UK launches total-body PET drive to support drug discovery

PET scan
Siemens Healthineers

The UK has launched an initiative that will coordinate the activities of two total-body PET imaging centres in England and Scotland, harvesting data that will be made available to researchers in academia and industry, as well as clinicians.

The National PET Imaging Platform (NPIP) brings together total-body PET scanners located at St Thomas’ Hospital in London and The Royal Infirmary of Edinburgh and is supported by the Medicines Discovery Catapult (MDC), the Medical Research Council (MRC), and Innovate UK, as well as £32 million ($39 million) in government funding.

King’s College London and Imperial College London researchers will co-lead the London hub, with the Universities of Edinburgh and Glasgow taking responsibility for the hub in Scotland.

The researchers hope NPIP will enable new insights into paediatric disease and cancer, as well as detailed studies of cardiovascular and neurological diseases.

The centres – equipped with Siemens Healthineers scanners – are due to be fully operational in April 2024 and will provide access to the new generation of total-body PET scanners, which as their name suggests cover the entire body, not just the head-to-thigh range of conventional PET, which requires the patient to be repositioned multiple times to achieve a full-body field of view.

Moreover, total-body PET scans offer higher levels of resolution and sensitivity and can detect diseases with much higher speed and accuracy, and also expose patients to lower doses of radiation.
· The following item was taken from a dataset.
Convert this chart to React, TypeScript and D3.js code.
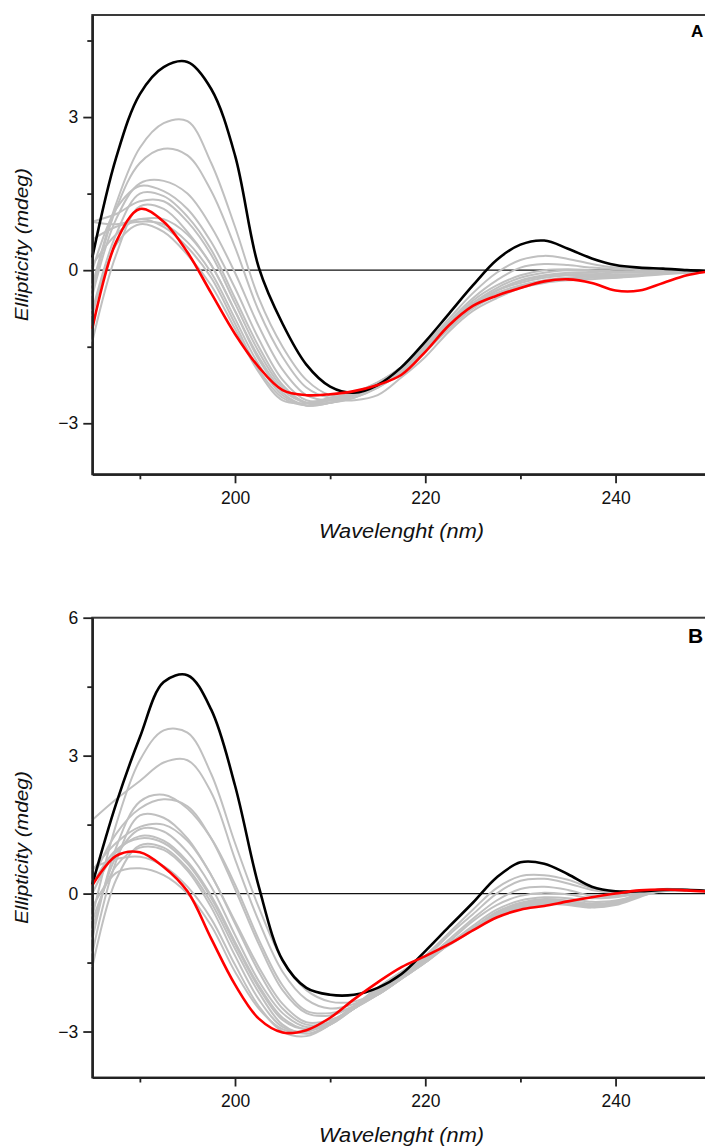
import { useEffect, useRef } from 'react';
import * as d3 from 'd3';

// wavelength grid (nm) shared by every spectrum
const wavelengths = [185, 187.5, 190, 192.5, 195, 197.5, 200, 202.5, 205, 207.5, 210, 212.5, 215, 217.5, 220, 222.5, 225, 227.5, 230, 232.5, 235, 237.5, 240, 242.5, 245, 247.5, 250];

// panel A
const blackA = [0.25, 2.2, 3.45, 3.98, 4.08, 3.55, 2.25, 0.05, -1.05, -1.85, -2.28, -2.4, -2.25, -1.9, -1.4, -0.85, -0.3, 0.2, 0.5, 0.58, 0.42, 0.23, 0.1, 0.05, 0.03, 0.0, -0.02];
const redA = [-1.15, 0.55, 1.2, 0.95, 0.35, -0.45, -1.25, -1.9, -2.35, -2.45, -2.43, -2.37, -2.25, -2.05, -1.6, -1.08, -0.7, -0.5, -0.35, -0.22, -0.18, -0.25, -0.4, -0.4, -0.25, -0.1, -0.02];
const grayA1 = [-0.3, 1.3, 2.4, 2.88, 2.92, 2.1, 0.85, -0.55, -1.5, -2.15, -2.45, -2.45, -2.25, -1.9, -1.45, -0.95, -0.45, -0.05, 0.2, 0.28, 0.22, 0.12, 0.05, 0.02, 0.0, -0.02, -0.03];
const grayA2 = [-0.4, 1.2, 2.1, 2.38, 2.25, 1.55, 0.45, -0.8, -1.7, -2.3, -2.5, -2.45, -2.25, -1.9, -1.5, -1.0, -0.55, -0.2, 0.05, 0.12, 0.1, 0.05, 0.02, 0.0, -0.02, -0.03, -0.03];
const grayA3 = [-0.5, 1.0, 1.7, 1.75, 1.5, 0.85, -0.05, -1.1, -1.95, -2.45, -2.55, -2.45, -2.25, -1.95, -1.55, -1.05, -0.6, -0.3, -0.1, 0.0, 0.02, 0.0, -0.02, -0.03, -0.04, -0.04, -0.03];
const grayA4 = [0.0, 1.2, 1.65, 1.55, 1.2, 0.55, -0.35, -1.35, -2.15, -2.55, -2.55, -2.45, -2.25, -1.95, -1.55, -1.1, -0.65, -0.35, -0.15, -0.05, 0.0, -0.02, -0.05, -0.05, -0.05, -0.04, -0.03];
const grayA5 = [-0.8, 0.7, 1.5, 1.45, 1.05, 0.4, -0.55, -1.5, -2.25, -2.6, -2.6, -2.5, -2.3, -2.0, -1.6, -1.1, -0.7, -0.4, -0.2, -0.1, -0.05, -0.05, -0.08, -0.08, -0.05, -0.03, -0.02];
const grayA6 = [0.95, 1.1, 1.35, 1.35, 0.95, 0.3, -0.65, -1.6, -2.3, -2.6, -2.6, -2.45, -2.25, -1.95, -1.55, -1.1, -0.7, -0.4, -0.22, -0.12, -0.08, -0.08, -0.1, -0.1, -0.06, -0.04, -0.03];
const grayA7 = [-1.4, 0.3, 1.25, 1.2, 0.75, 0.1, -0.8, -1.7, -2.35, -2.6, -2.55, -2.4, -2.2, -1.9, -1.5, -1.05, -0.65, -0.4, -0.25, -0.15, -0.1, -0.1, -0.12, -0.1, -0.07, -0.04, -0.02];
const grayA8 = [0.95, 0.9, 1.0, 1.0, 0.7, 0.1, -0.8, -1.75, -2.4, -2.65, -2.6, -2.45, -2.25, -1.95, -1.55, -1.1, -0.7, -0.45, -0.3, -0.2, -0.15, -0.12, -0.12, -0.1, -0.06, -0.04, -0.02];
const grayA9 = [0.6, 0.85, 0.95, 0.9, 0.55, -0.05, -0.95, -1.85, -2.45, -2.65, -2.6, -2.5, -2.3, -2.0, -1.6, -1.15, -0.75, -0.5, -0.32, -0.22, -0.18, -0.15, -0.15, -0.1, -0.06, -0.04, -0.02];
const grayA10 = [0.1, 0.7, 1.0, 0.85, 0.45, -0.15, -1.05, -1.95, -2.5, -2.65, -2.55, -2.55, -2.45, -2.1, -1.7, -1.2, -0.8, -0.55, -0.35, -0.25, -0.2, -0.18, -0.15, -0.12, -0.08, -0.05, -0.03];
const grayA11 = [-0.9, 0.5, 0.9, 0.75, 0.3, -0.3, -1.15, -2.0, -2.55, -2.6, -2.5, -2.4, -2.2, -1.9, -1.5, -1.05, -0.65, -0.45, -0.3, -0.2, -0.15, -0.12, -0.12, -0.1, -0.06, -0.04, -0.02];

// panel B
const blackB = [0.2, 1.95, 3.4, 4.6, 4.75, 4.0, 2.35, 0.15, -1.45, -2.05, -2.2, -2.2, -2.05, -1.75, -1.25, -0.72, -0.2, 0.35, 0.68, 0.65, 0.42, 0.15, 0.05, 0.05, 0.08, 0.08, 0.05];
const redB = [0.18, 0.82, 0.9, 0.58, 0.05, -0.98, -1.98, -2.72, -3.02, -2.97, -2.7, -2.3, -1.93, -1.6, -1.36, -1.1, -0.8, -0.52, -0.35, -0.27, -0.17, -0.08, 0.0, 0.07, 0.09, 0.07, 0.04];
const grayB1 = [-0.5, 1.5, 2.9, 3.55, 3.5, 2.6, 1.1, -0.3, -1.45, -2.1, -2.35, -2.35, -2.15, -1.8, -1.35, -0.85, -0.35, 0.12, 0.38, 0.4, 0.3, 0.12, 0.05, 0.05, 0.08, 0.08, 0.05];
const grayB2 = [1.6, 2.05, 2.45, 2.85, 2.9, 2.2, 0.75, -0.6, -1.7, -2.3, -2.5, -2.4, -2.15, -1.8, -1.4, -0.9, -0.45, 0.0, 0.28, 0.32, 0.22, 0.08, 0.02, 0.05, 0.08, 0.08, 0.05];
const grayB3 = [-1.0, 1.0, 2.0, 2.15, 1.85, 1.2, 0.2, -1.0, -2.0, -2.55, -2.6, -2.45, -2.2, -1.85, -1.45, -1.0, -0.55, -0.15, 0.1, 0.15, 0.08, -0.05, -0.05, 0.02, 0.06, 0.07, 0.05];
const grayB4 = [0.3, 1.3, 1.85, 2.05, 1.9, 1.2, 0.1, -1.1, -2.1, -2.6, -2.65, -2.45, -2.2, -1.85, -1.5, -1.05, -0.6, -0.25, -0.05, 0.02, -0.02, -0.1, -0.08, 0.0, 0.05, 0.07, 0.05];
const grayB5 = [-1.3, 0.7, 1.7, 1.65, 1.2, 0.4, -0.6, -1.6, -2.4, -2.8, -2.75, -2.5, -2.2, -1.85, -1.5, -1.1, -0.7, -0.35, -0.15, -0.08, -0.1, -0.18, -0.15, -0.05, 0.05, 0.07, 0.05];
const grayB6 = [0.5, 1.1, 1.45, 1.5, 1.15, 0.4, -0.65, -1.7, -2.5, -2.85, -2.8, -2.5, -2.2, -1.85, -1.5, -1.1, -0.75, -0.4, -0.2, -0.12, -0.15, -0.22, -0.18, -0.05, 0.06, 0.08, 0.05];
const grayB7 = [-0.8, 0.8, 1.4, 1.35, 0.9, 0.15, -0.9, -1.9, -2.6, -2.9, -2.8, -2.5, -2.15, -1.8, -1.45, -1.1, -0.75, -0.42, -0.22, -0.15, -0.18, -0.25, -0.2, -0.05, 0.07, 0.08, 0.05];
const grayB8 = [0.0, 0.9, 1.25, 1.15, 0.7, -0.05, -1.05, -2.0, -2.7, -2.95, -2.85, -2.5, -2.15, -1.8, -1.45, -1.1, -0.75, -0.45, -0.25, -0.18, -0.2, -0.28, -0.22, -0.05, 0.08, 0.08, 0.05];
const grayB9 = [-1.6, 0.3, 1.05, 1.0, 0.55, -0.2, -1.2, -2.15, -2.85, -3.05, -2.85, -2.5, -2.1, -1.75, -1.4, -1.1, -0.78, -0.48, -0.28, -0.2, -0.22, -0.3, -0.25, -0.08, 0.08, 0.08, 0.05];
const grayB10 = [0.55, 0.75, 0.8, 0.6, 0.15, -0.55, -1.55, -2.45, -3.0, -3.1, -2.85, -2.45, -2.05, -1.7, -1.38, -1.1, -0.78, -0.5, -0.3, -0.22, -0.25, -0.3, -0.22, -0.05, 0.08, 0.08, 0.05];
const grayB11 = [-0.3, 0.45, 0.55, 0.4, 0.0, -0.7, -1.7, -2.5, -2.95, -3.0, -2.8, -2.45, -2.05, -1.7, -1.4, -1.12, -0.8, -0.5, -0.32, -0.25, -0.22, -0.25, -0.18, 0.0, 0.1, 0.08, 0.05];
const grayB12 = [-0.6, 0.6, 1.0, 0.95, 0.5, -0.3, -1.35, -2.3, -2.9, -3.0, -2.8, -2.45, -2.1, -1.75, -1.4, -1.08, -0.75, -0.45, -0.25, -0.18, -0.2, -0.26, -0.2, -0.03, 0.08, 0.08, 0.05];
const grayB13 = [0.2, 0.95, 1.2, 1.1, 0.65, -0.1, -1.1, -2.05, -2.75, -2.95, -2.8, -2.5, -2.15, -1.8, -1.45, -1.1, -0.75, -0.45, -0.25, -0.16, -0.18, -0.25, -0.2, -0.05, 0.08, 0.08, 0.05];

// axes
const xDomain = [185, 250];
const xMajorTicks = [200, 220, 240];
const xMinorTicks = [190, 210, 230, 250];
const yDomainA = [-4, 5];
const yDomainB = [-4, 6];
const yMajorTicksA = [-3, 0, 3];
const yMajorTicksB = [-3, 0, 3, 6];
const yMinorTicks = [-1.5, 1.5, 4.5];
const xTitle = 'Wavelenght (nm)';
const yTitle = 'Ellipticity (mdeg)';

const FONT = '"Liberation Sans", Arial, Helvetica, sans-serif';

export default function App() {
  const svgRef = useRef(null);

  useEffect(() => {
    const svg = d3.select(svgRef.current);
    svg.selectAll('*').remove();

    const left = 92.3;
    const right = 710.7;

    const panels = [
      { label: 'A', labelX: 691, labelY: 37, labelSize: 17, top: 15, bottom: 474.3, yDomain: yDomainA, majors: yMajorTicksA, black: blackA, red: redA, grays: [grayA1, grayA2, grayA3, grayA4, grayA5, grayA6, grayA7, grayA8, grayA9, grayA10, grayA11] },
      { label: 'B', labelX: 688, labelY: 643, labelSize: 21, top: 617.7, bottom: 1077.5, yDomain: yDomainB, majors: yMajorTicksB, black: blackB, red: redB, grays: [grayB1, grayB2, grayB3, grayB4, grayB5, grayB6, grayB7, grayB8, grayB9, grayB10, grayB11, grayB12, grayB13] },
    ];

    const xScale = d3.scaleLinear().domain(xDomain).range([left, right]);

    panels.forEach((p) => {
      const yScale = d3.scaleLinear().domain(p.yDomain).range([p.bottom, p.top]);
      const g = svg.append('g');

      // frame
      g.append('rect')
        .attr('x', left)
        .attr('y', p.top)
        .attr('width', right - left)
        .attr('height', p.bottom - p.top)
        .attr('fill', 'none')
        .attr('stroke', '#3a3a3a')
        .attr('stroke-width', 2);

      // zero line
      g.append('line')
        .attr('x1', left)
        .attr('x2', right)
        .attr('y1', yScale(0))
        .attr('y2', yScale(0))
        .attr('stroke', '#111')
        .attr('stroke-width', 1.2);

      const line = d3
        .line<number>()
        .x((_, i) => xScale(wavelengths[i]))
        .y((d) => yScale(d))
        .curve(d3.curveCatmullRom.alpha(0.5));

      const curves = g.append('g').attr('fill', 'none').attr('stroke-linejoin', 'round');
      curves
        .selectAll('.gray')
        .data(p.grays)
        .join('path')
        .attr('class', 'gray')
        .attr('d', line)
        .attr('stroke', '#c0c0c0')
        .attr('stroke-width', 2);
      curves.append('path').attr('d', line(p.black)).attr('stroke', '#000').attr('stroke-width', 2.6);
      curves.append('path').attr('d', line(p.red)).attr('stroke', '#ff0000').attr('stroke-width', 2.6);

      // axes
      const xAxis = g
        .append('g')
        .attr('transform', `translate(0, ${p.bottom})`)
        .call(d3.axisBottom(xScale).tickValues(xMajorTicks).tickSize(9).tickSizeOuter(0).tickPadding(8).tickFormat(d3.format('d')));
      const xMinor = g
        .append('g')
        .attr('transform', `translate(0, ${p.bottom})`)
        .call(d3.axisBottom(xScale).tickValues(xMinorTicks).tickSize(5).tickSizeOuter(0).tickFormat(() => ''));
      const yAxis = g
        .append('g')
        .attr('transform', `translate(${left}, 0)`)
        .call(d3.axisLeft(yScale).tickValues(p.majors).tickSize(9).tickSizeOuter(0).tickPadding(5).tickFormat(d3.format('d')));
      const yMinor = g
        .append('g')
        .attr('transform', `translate(${left}, 0)`)
        .call(d3.axisLeft(yScale).tickValues(yMinorTicks.filter((t) => t < p.yDomain[1])).tickSize(5).tickSizeOuter(0).tickFormat(() => ''));

      [xAxis, xMinor, yAxis, yMinor].forEach((a) => {
        a.select('.domain').attr('stroke', '#222').attr('stroke-width', 2);
        a.selectAll('.tick line').attr('stroke', '#222').attr('stroke-width', 1.8);
        a.selectAll('text').attr('font-family', FONT).attr('font-size', 17.5).attr('fill', '#111');
      });

      // titles
      g.append('text')
        .attr('x', (left + right) / 2)
        .attr('y', p.bottom + 64)
        .attr('text-anchor', 'middle')
        .attr('font-family', FONT)
        .attr('font-style', 'italic')
        .attr('font-size', 19.5)
        .attr('textLength', 165)
        .attr('lengthAdjust', 'spacingAndGlyphs')
        .attr('fill', '#111')
        .text(xTitle);

      g.append('text')
        .attr('transform', `translate(28, ${(p.top + p.bottom) / 2}) rotate(-90)`)
        .attr('text-anchor', 'middle')
        .attr('font-family', FONT)
        .attr('font-style', 'italic')
        .attr('font-size', 19)
        .attr('textLength', 153)
        .attr('lengthAdjust', 'spacingAndGlyphs')
        .attr('fill', '#111')
        .text(yTitle);

      g.append('text')
        .attr('x', p.labelX)
        .attr('y', p.labelY)
        .attr('font-family', FONT)
        .attr('font-weight', 'bold')
        .attr('font-size', p.labelSize)
        .attr('fill', '#000')
        .text(p.label);
    });
  }, []);

  return (
    <div style={{ position: 'absolute', left: 0, top: 0 }}>
      <svg ref={svgRef} width={705} height={1146} style={{ display: 'block' }} />
    </div>
  );
}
That means more patients – including children, for example – can participate in clinical trials involving this type of imaging technology.
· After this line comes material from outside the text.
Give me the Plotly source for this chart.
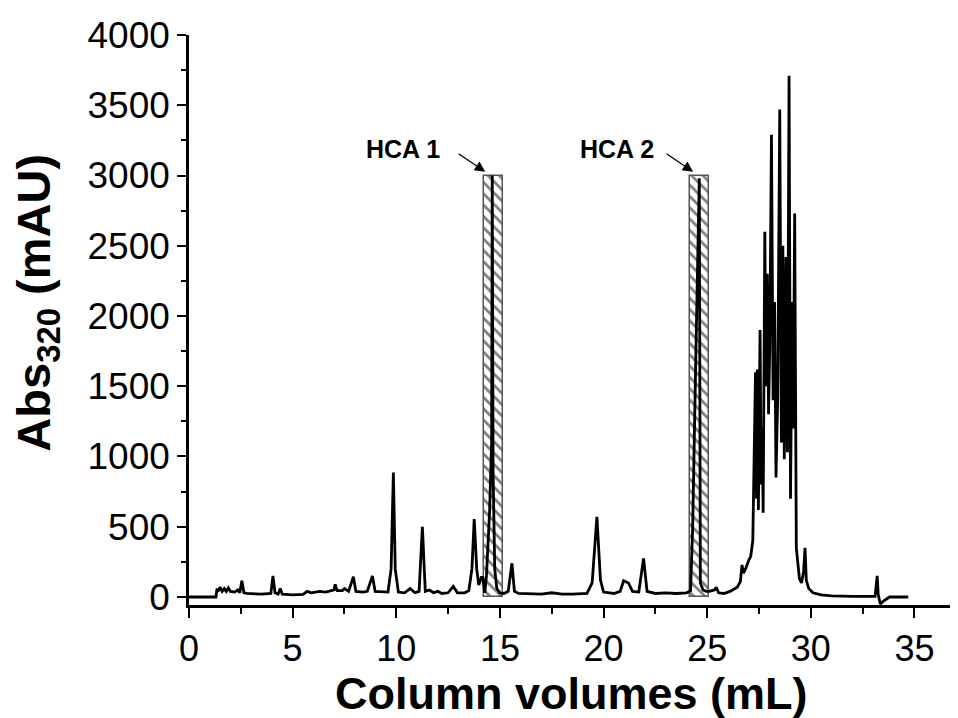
import plotly.graph_objects as go

# Chromatogram trace (column volume, mL) vs absorbance at 320 nm (mAU)
volume = [0, 1.3, 1.35, 1.4, 1.5, 1.6, 1.7, 1.8, 1.9, 2.0, 2.2, 2.35, 2.45, 2.55, 2.65, 2.8,
          3.5, 3.95, 4.05, 4.15, 4.3, 4.4, 4.5, 5.0, 5.5, 5.7, 5.9, 6.3, 6.6, 7.0, 7.05, 7.15,
          7.4, 7.5, 7.7, 7.93, 8.05, 8.4, 8.6, 8.85, 8.98, 9.3, 9.6, 9.75, 9.86, 9.95, 10.1,
          10.4, 10.67, 10.9, 11.1, 11.26, 11.4, 11.6, 11.8, 12.0, 12.2, 12.5, 12.75, 12.95,
          13.3, 13.5, 13.65, 13.76, 13.88, 13.98, 14.1, 14.17, 14.27, 14.35, 14.5, 14.6, 14.63,
          14.67, 14.75, 14.85, 15.0, 15.2, 15.4, 15.58, 15.7, 15.9, 16.5, 17.0, 17.5, 18.0,
          18.5, 19.2, 19.45, 19.68, 19.85, 20.0, 20.5, 20.8, 20.97, 21.2, 21.4, 21.7, 21.93,
          22.1, 22.5, 23.0, 23.5, 24.0, 24.2, 24.3, 24.45, 24.62, 24.67, 24.8, 24.95, 25.1,
          25.35, 25.44, 25.55, 25.8, 26.1, 26.3, 26.45, 26.6, 26.68, 26.75, 26.85, 27.0, 27.1,
          27.2, 27.28, 27.33, 27.38, 27.42, 27.47, 27.55, 27.6, 27.65, 27.7, 27.78, 27.84,
          27.9, 27.96, 28.02, 28.1, 28.18, 28.25, 28.32, 28.4, 28.5, 28.58, 28.65, 28.72,
          28.8, 28.87, 28.95, 29.02, 29.1, 29.15, 29.22, 29.3, 29.38, 29.45, 29.55, 29.65,
          29.72, 29.78, 29.9, 30.1, 30.5, 31.0, 32.0, 33.1, 33.2, 33.25, 33.35, 33.5, 33.8, 34.7]
absorbance = [0, 0, 60, 40, 70, 40, 60, 40, 65, 40, 35, 50, 30, 115, 30, 25,
              20, 25, 150, 30, 20, 60, 20, 15, 18, 40, 30, 40, 35, 50, 90, 45,
              45, 60, 40, 145, 40, 35, 40, 150, 40, 35, 35, 200, 885, 200, 35,
              30, 60, 30, 40, 500, 40, 50, 30, 40, 25, 30, 75, 30,
              30, 45, 200, 555, 200, 85, 140, 140, 30, 150, 600, 1100, 3000,
              900, 200, 60, 30, 25, 40, 240, 40, 25, 25, 20, 30, 20,
              20, 25, 100, 570, 120, 35, 25, 40, 116, 100, 40, 35, 275,
              40, 25, 30, 25, 30, 45, 500, 1700, 2980, 100, 50, 40, 40,
              50, 69, 30, 25, 40, 55, 70, 110, 228, 170, 200, 260, 290,
              400, 1000, 1600, 700, 1620, 620, 1900, 800, 1200, 600, 2600, 1500,
              2300, 1300, 1800, 3290, 1400, 2100, 850, 1400, 3470, 1100, 2500, 980,
              2420, 1030, 3710, 700, 2100, 1200, 2730, 350, 200, 130, 100, 180,
              350, 120, 60, 30, 15, 8, 5, 5, 150, 20, -50, -30, 0, 0]

# Collected fractions (hatched boxes)
fraction_labels = ["HCA 1", "HCA 2"]
fraction_start = [14.25, 24.19]
fraction_end = [15.13, 25.07]
fraction_top = [3000, 3000]

x_ticks = [0, 5, 10, 15, 20, 25, 30, 35]
y_ticks = [0, 500, 1000, 1500, 2000, 2500, 3000, 3500, 4000]

FONT = "Liberation Sans, Arial, sans-serif"

fig = go.Figure()

fig.add_trace(go.Bar(
    x=[(s + e) / 2 for s, e in zip(fraction_start, fraction_end)],
    y=fraction_top,
    width=[e - s for s, e in zip(fraction_start, fraction_end)],
    marker=dict(color="white",
                line=dict(color="#555555", width=1.5),
                pattern=dict(shape="\\", fgcolor="black", bgcolor="white",
                             size=8, solidity=0.35)),
    showlegend=False, hoverinfo="skip",
))

fig.add_trace(go.Scatter(
    x=volume, y=absorbance, mode="lines",
    line=dict(color="black", width=2.8),
    showlegend=False,
))

# arrows and labels
arrow_tip_x = [14.29, 24.32]
for lab, tx in zip(fraction_labels, arrow_tip_x):
    fig.add_annotation(x=tx, y=3027, ax=-28, ay=-19, xref="x", yref="y",
                       axref="pixel", ayref="pixel", text="", showarrow=True,
                       arrowhead=2, arrowsize=1.6, arrowwidth=1.3, arrowcolor="black")
label_x = [10.31, 20.65]
for lab, lx in zip(fraction_labels, label_x):
    fig.add_annotation(x=lx, y=3188, xref="x", yref="y", text="<b>%s</b>" % lab,
                       xanchor="center", yanchor="middle",
                       showarrow=False, font=dict(family=FONT, size=25, color="black"))

# axis titles
fig.add_annotation(x=0.498, y=-0.156, xref="paper", yref="paper",
                   xanchor="center", yanchor="middle",
                   text="<b>Column volumes (mL)</b>", showarrow=False,
                   font=dict(family=FONT, size=45, color="black"))
fig.add_annotation(x=-0.198, y=0.53, xref="paper", yref="paper",
                   xanchor="center", yanchor="middle",
                   text="<b>Abs<sub>320</sub> (mAU)</b>", showarrow=False, textangle=-90,
                   font=dict(family=FONT, size=47, color="black"))

# page body has an 8px margin, so the figure is laid out 8px smaller and offset
fig.update_layout(
    width=950, height=710,
    margin=dict(l=181, r=0, t=27, b=113, autoexpand=False),
    paper_bgcolor="white", plot_bgcolor="white",
    barmode="overlay", bargap=0,
    font=dict(family=FONT, color="black"),
)
fig.update_xaxes(range=[0, 37.1], showgrid=False, zeroline=False, automargin=False,
                 showline=True, linecolor="black", linewidth=2.5,
                 ticks="outside", ticklen=10, tickwidth=2.2, tickcolor="black",
                 tickvals=x_ticks, ticktext=[str(v) for v in x_ticks],
                 tickfont=dict(family=FONT, size=36, color="black"),
                 minor=dict(dtick=2.5, tick0=0, ticks="outside", ticklen=6,
                            tickwidth=2, tickcolor="black"))
fig.update_yaxes(range=[-57, 4000], showgrid=False, zeroline=False, automargin=False,
                 showline=True, linecolor="black", linewidth=2.5,
                 ticks="outside", ticklen=9, tickwidth=2.2, tickcolor="black",
                 tickvals=y_ticks, ticktext=[str(v) for v in y_ticks],
                 tickfont=dict(family=FONT, size=37, color="black"),
                 minor=dict(dtick=250, tick0=0, ticks="outside", ticklen=5,
                            tickwidth=2, tickcolor="black"))

fig.write_html("out.html")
The scans are also quicker to carry out, which could help improve access to PET for clinical research overall. A study published last year by the UK government found that the country scored poorly on access to CT, MRI, and PET scanners per million population, at the bottom of a table of 16 industrialised nations.

“This new platform represents a huge step forward for clinical research, enabling more patients to take part in clinical trials, delivering more scans, and enhancing our understanding of diseases,” said Professor Lucy Chappell, chief scientific advisor to the Department of Health and Social Care and chief executive of the National Institute for Health and Care Research (NIHR).

“Ultimately, this could help lead to the development of new drugs and treatments to tackle some of the biggest health challenges of our time, from cancer to dementia,” she added.